◆ Exercise directions ◆
Quote word for word the lines below, beginning with the first and ending with the one that has "import plotly.graph_objects as go". Drop the pictures.

◆ Recorded information ◆
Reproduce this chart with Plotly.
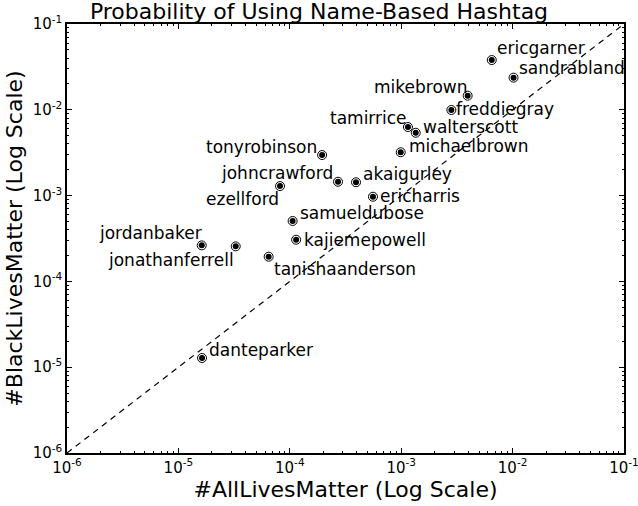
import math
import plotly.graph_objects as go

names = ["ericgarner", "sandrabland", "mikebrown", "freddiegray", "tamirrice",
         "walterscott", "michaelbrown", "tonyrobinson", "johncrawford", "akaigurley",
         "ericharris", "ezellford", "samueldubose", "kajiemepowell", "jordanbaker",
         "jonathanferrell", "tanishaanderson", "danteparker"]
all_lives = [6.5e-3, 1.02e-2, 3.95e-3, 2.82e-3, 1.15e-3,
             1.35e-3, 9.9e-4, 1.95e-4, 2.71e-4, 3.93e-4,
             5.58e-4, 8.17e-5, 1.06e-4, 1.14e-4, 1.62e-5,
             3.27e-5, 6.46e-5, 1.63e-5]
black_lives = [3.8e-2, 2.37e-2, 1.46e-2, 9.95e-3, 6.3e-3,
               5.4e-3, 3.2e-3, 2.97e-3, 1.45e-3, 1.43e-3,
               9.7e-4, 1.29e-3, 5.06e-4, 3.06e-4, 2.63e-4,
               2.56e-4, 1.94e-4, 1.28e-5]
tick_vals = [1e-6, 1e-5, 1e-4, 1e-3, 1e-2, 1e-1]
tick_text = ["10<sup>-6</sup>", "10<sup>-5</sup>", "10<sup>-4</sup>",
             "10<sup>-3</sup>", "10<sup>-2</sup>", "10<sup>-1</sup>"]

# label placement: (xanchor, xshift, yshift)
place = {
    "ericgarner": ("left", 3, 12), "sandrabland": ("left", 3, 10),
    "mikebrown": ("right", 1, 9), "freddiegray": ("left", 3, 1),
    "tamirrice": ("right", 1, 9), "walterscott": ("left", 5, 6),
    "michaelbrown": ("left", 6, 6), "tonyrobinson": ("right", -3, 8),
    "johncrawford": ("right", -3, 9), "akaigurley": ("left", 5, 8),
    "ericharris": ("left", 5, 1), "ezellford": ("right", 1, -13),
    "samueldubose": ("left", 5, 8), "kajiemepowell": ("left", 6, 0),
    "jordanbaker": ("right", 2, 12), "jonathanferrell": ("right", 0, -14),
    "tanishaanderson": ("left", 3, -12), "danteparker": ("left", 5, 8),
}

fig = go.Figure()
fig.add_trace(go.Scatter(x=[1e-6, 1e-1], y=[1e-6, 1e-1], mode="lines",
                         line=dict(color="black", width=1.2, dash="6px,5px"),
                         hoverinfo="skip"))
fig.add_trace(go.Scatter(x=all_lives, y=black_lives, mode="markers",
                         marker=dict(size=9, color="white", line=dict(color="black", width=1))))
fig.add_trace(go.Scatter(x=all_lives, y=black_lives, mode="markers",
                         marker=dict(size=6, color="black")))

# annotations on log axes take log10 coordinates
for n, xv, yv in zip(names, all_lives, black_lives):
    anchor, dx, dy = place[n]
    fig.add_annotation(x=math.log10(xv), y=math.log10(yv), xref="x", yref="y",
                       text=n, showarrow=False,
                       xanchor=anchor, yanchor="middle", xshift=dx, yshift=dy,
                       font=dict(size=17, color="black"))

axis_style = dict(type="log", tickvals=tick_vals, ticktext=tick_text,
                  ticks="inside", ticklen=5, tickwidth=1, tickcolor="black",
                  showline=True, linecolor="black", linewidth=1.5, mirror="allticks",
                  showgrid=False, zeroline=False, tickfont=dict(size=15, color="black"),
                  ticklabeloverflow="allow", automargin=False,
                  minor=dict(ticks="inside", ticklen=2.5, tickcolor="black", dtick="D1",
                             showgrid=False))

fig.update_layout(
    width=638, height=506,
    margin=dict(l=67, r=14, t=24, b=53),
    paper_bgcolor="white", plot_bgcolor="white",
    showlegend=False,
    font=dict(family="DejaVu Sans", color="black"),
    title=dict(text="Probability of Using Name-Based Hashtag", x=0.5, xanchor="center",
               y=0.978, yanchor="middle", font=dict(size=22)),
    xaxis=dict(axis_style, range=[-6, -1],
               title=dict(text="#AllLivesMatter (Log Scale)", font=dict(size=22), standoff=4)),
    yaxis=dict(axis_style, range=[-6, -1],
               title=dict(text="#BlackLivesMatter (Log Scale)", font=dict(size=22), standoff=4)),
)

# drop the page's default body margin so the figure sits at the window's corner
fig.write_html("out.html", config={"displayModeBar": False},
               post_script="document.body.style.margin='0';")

◆ Solved problem ◆
Reproduce this chart with Plotly.
import math
import plotly.graph_objects as go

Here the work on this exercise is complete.